The prime minister wants to change any laws that are perceived to get in the way of preventing jihadis waging war on Britain following three attacks in three months, the most recent targeting the London Bridge area last weekend.
Her ideas include longer prison sentences for those convicted of terrorist offences, making it easier to deport foreign terror suspects and doing more to restrict the movements of suspects when the evidence suggests they are a "threat" but there is not enough evidence to prosecute them.
While home secretary, Mrs May scrapped control orders, which allowed longer curfews among other tough measures, claiming they were being knocked down in the courts.
She replaced them with less restrictive Tpims.
Asked if she was now making a U-turn by seeking to beef-up the powers, Mrs May told a campaign event in Norfolk: "No.
"The reason we did what we did with control orders was because the courts were increasingly knocking those control orders down, so we did introduce the Tpims and we have subsequently enhanced the Tpims.
"Now we're seeing the threat evolving, becoming more complex, it's right we look again at what powers are needed to ensure the police and security services have what they need."
Mrs May was earlier told the Conservatives accused the then Labour government of a knee-jerk response following the 2005 London bombings.
Asked if she was doing the same by warning of a need to tighten human rights legislation, Mrs May replied: "No, what I've set out is very clear.
"We are seeing the terrorist threat changing, we are seeing it evolve and we need to respond to that.
"As I said on the steps of Downing Street, enough is enough and things have to change and that's why I said I believe we do need to do more to tackle the ideology that is motivating the perpetrators of these attacks.

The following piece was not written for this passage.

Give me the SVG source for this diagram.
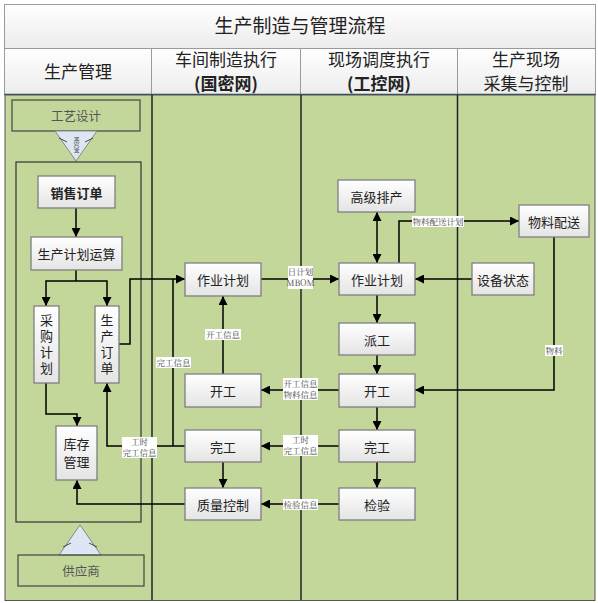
<svg xmlns="http://www.w3.org/2000/svg" width="598" height="603" viewBox="0 0 598 603">
<defs>
<linearGradient id="ng" x1="0" y1="0" x2="0" y2="1"><stop offset="0" stop-color="#ffffff"/><stop offset="1" stop-color="#e4e4e4"/></linearGradient>
<linearGradient id="hg" x1="0" y1="0" x2="0" y2="1"><stop offset="0" stop-color="#ffffff"/><stop offset="1" stop-color="#ececec"/></linearGradient>
<marker id="ar" viewBox="0 0 10 10" refX="10" refY="5" markerWidth="9" markerHeight="9" markerUnits="userSpaceOnUse" orient="auto-start-reverse"><path d="M0,0 L10,5 L0,10 z" fill="#000"/></marker>
</defs>
<style>
.hd{fill:url(#hg);stroke:#9a9a9a;stroke-width:1}
.ht{font-family:"Noto Sans CJK SC",sans-serif;font-size:17px;fill:#222;text-anchor:middle}
.hb{font-weight:bold}
.nd{fill:url(#ng);stroke:#7f7f7f;stroke-width:1.3}
.nt{font-family:"Noto Sans CJK SC",sans-serif;font-size:13px;fill:#222;text-anchor:middle;dominant-baseline:central}
.vt{font-family:"Noto Sans CJK SC",sans-serif;font-size:13px;fill:#222;text-anchor:middle;writing-mode:vertical-rl;letter-spacing:3px}
.gb{fill:none;stroke:#444;stroke-width:1.2}
.gt{font-family:"Noto Sans CJK SC",sans-serif;font-size:12.5px;fill:#555;text-anchor:middle;dominant-baseline:central}
.ln{fill:none;stroke:#000;stroke-width:1.5}
.ae{marker-end:url(#ar)}
.lb{fill:#fff}
.lt{font-family:"Noto Serif CJK SC","Noto Sans CJK SC",serif;font-size:8.5px;fill:#444;text-anchor:middle}
.cl{stroke:#222;stroke-width:1.5}
.tri{fill:#dde7f3;stroke:#888;stroke-width:1}
</style>
<!-- title & headers -->
<rect class="hd" x="4.5" y="4.5" width="591" height="44"/>
<text class="ht" x="300" y="33" style="font-size:19px">生产制造与管理流程</text>
<rect class="hd" x="4.5" y="48.5" width="147" height="46"/>
<rect class="hd" x="151.5" y="48.5" width="149" height="46"/>
<rect class="hd" x="300.5" y="48.5" width="157" height="46"/>
<rect class="hd" x="457.5" y="48.5" width="138" height="46"/>
<line x1="4.5" y1="94.5" x2="595.5" y2="94.5" stroke="#2b4a5c" stroke-width="1.5"/>
<text class="ht" x="78" y="78">生产管理</text>
<text class="ht" x="226" y="66">车间制造执行</text>
<text class="ht hb" x="226" y="90">(国密网)</text>
<text class="ht" x="379" y="66">现场调度执行</text>
<text class="ht hb" x="379" y="90">(工控网)</text>
<text class="ht" x="526" y="66">生产现场</text>
<text class="ht" x="526" y="90">采集与控制</text>
<!-- body -->
<rect x="5" y="95" width="590" height="505.5" fill="#c4d79b" stroke="#555" stroke-width="1"/>
<line class="cl" x1="152" y1="95" x2="152" y2="600"/>
<line class="cl" x1="301" y1="95" x2="301" y2="600"/>
<line class="cl" x1="457.5" y1="95" x2="457.5" y2="600"/>
<rect x="16" y="162" width="125" height="360" fill="none" stroke="#333" stroke-width="1.2"/>
<g id="n_gyjs"><rect class="gb" x="12" y="100" width="128" height="31"/><text class="gt" x="76" y="115.5">工艺设计</text></g>
<g id="n_mbom">
<polygon class="tri" points="55,131 97,131 76,161"/>
<path d="M59,138 L67,142 M93,138 L85,142" stroke="#444" stroke-width="1" fill="none"/>
<text x="0" y="0" transform="translate(76,145) rotate(90)" font-family="'Noto Sans CJK SC',sans-serif" font-size="5.5px" fill="#444" text-anchor="middle" dominant-baseline="central">MBOM</text>
</g>
<g id="n_supply_arrow">
<polygon class="tri" points="59,555 101,555 80,525"/>
<path d="M63,547 L71,543 M97,547 L89,543" stroke="#444" stroke-width="1" fill="none"/>
</g>
<g id="n_gys"><rect class="gb" x="18" y="555" width="126" height="31"/><text class="gt" x="81" y="570.5">供应商</text></g>
<!-- connectors -->
<g id="connectors">
<path class="ln ae" d="M76,208 V237"/>
<path class="ln" d="M76,270 V281"/>
<path class="ln ae" d="M76,281 H46 V306"/>
<path class="ln ae" d="M76,281 H107 V306"/>
<path class="ln ae" d="M46,383 V414 H77 V426"/>
<path class="ln ae" d="M119,344 H130 V279 H185"/>
<path class="ln ae" d="M185,446 H107 V383"/>
<path class="ln" d="M173,446 V279"/>
<path class="ln ae" d="M223,374 V296"/>
<path class="ln ae" d="M185,504 H77 V480"/>
<path class="ln ae" d="M261,279 H339"/>
<path class="ln ae" d="M339,390 H261"/>
<path class="ln ae" d="M339,446 H261"/>
<path class="ln ae" d="M339,504 H261"/>
<path class="ln ae" d="M377,212 V263" style="marker-start:url(#ar)"/>
<path class="ln ae" d="M399,263 V221 H519"/>
<path class="ln ae" d="M472,279 H415"/>
<path class="ln ae" d="M377,295 V323"/>
<path class="ln ae" d="M377,355 V374"/>
<path class="ln ae" d="M554,237 V390 H415"/>
<path class="ln ae" d="M377,407 V430"/>
<path class="ln ae" d="M377,462 V488"/>
<path class="ln ae" d="M223,462 V488"/>
<!-- labels -->
<rect class="lb" x="288" y="266" width="25" height="23"/>
<text class="lt" x="300.5" y="275"><tspan x="300.5">日计划</tspan><tspan x="300.5" dy="11">MBOM</tspan></text>
<rect class="lb" x="283" y="378" width="35" height="22"/>
<text class="lt" x="300.5" y="386.5"><tspan x="300.5">开工信息</tspan><tspan x="300.5" dy="11">物料信息</tspan></text>
<rect class="lb" x="283" y="435" width="35" height="21"/>
<text class="lt" x="300.5" y="443"><tspan x="300.5">工时</tspan><tspan x="300.5" dy="11">完工信息</tspan></text>
<rect class="lb" x="283" y="499" width="35" height="11"/>
<text class="lt" x="300.5" y="507.5">检验信息</text>
<rect class="lb" x="122" y="437" width="35" height="21"/>
<text class="lt" x="139.5" y="445"><tspan x="139.5">工时</tspan><tspan x="139.5" dy="11">完工信息</tspan></text>
<rect class="lb" x="156" y="357" width="35" height="11"/>
<text class="lt" x="173.5" y="365.5">完工信息</text>
<rect class="lb" x="205" y="329" width="36" height="11"/>
<text class="lt" x="223" y="337.5">开工信息</text>
<rect class="lb" x="412" y="216" width="52" height="11"/>
<text class="lt" x="438" y="224.5">物料配送计划</text>
<rect class="lb" x="545" y="345" width="18" height="11"/>
<text class="lt" x="554" y="353.5">物料</text>
</g>
<!-- nodes -->
<g id="n_xsdd"><rect class="nd" x="38" y="176" width="77" height="32"/><text class="nt" x="76.5" y="192" font-weight="bold">销售订单</text></g>
<g id="n_scjhys"><rect class="nd" x="31" y="237" width="91" height="33"/><text class="nt" x="76.5" y="253.5">生产计划运算</text></g>
<g id="n_cgjh"><rect class="nd" x="34" y="306" width="25" height="77"/>
<text class="vt" x="46.5" y="345.5">采购计划</text></g>
<g id="n_scdd"><rect class="nd" x="95" y="306" width="24" height="77"/>
<text class="vt" x="107" y="345.5">生产订单</text></g>
<g id="n_kcgl"><rect class="nd" x="56" y="426" width="41" height="54"/>
<text class="nt" x="76.5" y="443"><tspan x="76.5">库存</tspan><tspan x="76.5" dy="18">管理</tspan></text></g>
<g id="n_zyjh1"><rect class="nd" x="185" y="263" width="76" height="33"/><text class="nt" x="223" y="279.5">作业计划</text></g>
<g id="n_kg1"><rect class="nd" x="185" y="374" width="76" height="33"/><text class="nt" x="223" y="390.5">开工</text></g>
<g id="n_wg1"><rect class="nd" x="185" y="430" width="76" height="32"/><text class="nt" x="223" y="446">完工</text></g>
<g id="n_zlkz"><rect class="nd" x="185" y="488" width="76" height="32"/><text class="nt" x="223" y="504">质量控制</text></g>
<g id="n_gjpc"><rect class="nd" x="338" y="180" width="77" height="32"/><text class="nt" x="376.5" y="196">高级排产</text></g>
<g id="n_zyjh2"><rect class="nd" x="339" y="263" width="76" height="32"/><text class="nt" x="377" y="279">作业计划</text></g>
<g id="n_pg"><rect class="nd" x="339" y="323" width="76" height="32"/><text class="nt" x="377" y="339">派工</text></g>
<g id="n_kg2"><rect class="nd" x="339" y="374" width="76" height="33"/><text class="nt" x="377" y="390.5">开工</text></g>
<g id="n_wg2"><rect class="nd" x="339" y="430" width="76" height="32"/><text class="nt" x="377" y="446">完工</text></g>
<g id="n_jy"><rect class="nd" x="339" y="488" width="76" height="32"/><text class="nt" x="377" y="504">检验</text></g>
<g id="n_wlps"><rect class="nd" x="519" y="205" width="70" height="32"/><text class="nt" x="554" y="221">物料配送</text></g>
<g id="n_sbzt"><rect class="nd" x="472" y="263" width="62" height="32"/><text class="nt" x="503" y="279">设备状态</text></g>
</svg>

"We do need to have those international agreements to regulate cyberspace so that terrorists cannot plan online.
"I think we need to do more to stamp out extremism here in communities in Britain, and yes we do need to look at the powers for the police and security intelligence agencies to make sure that as the threat evolves they have the powers they need."
Rachel Robinson, Liberty's acting policy director, said: "You don't beat terrorism by abandoning the values these murderers are out to destroy.
"Our human rights laws do not get in the way of tackling terrorism, and the prime minister knows that – but she's shown herself willing to undermine our principles for a few cheap political points."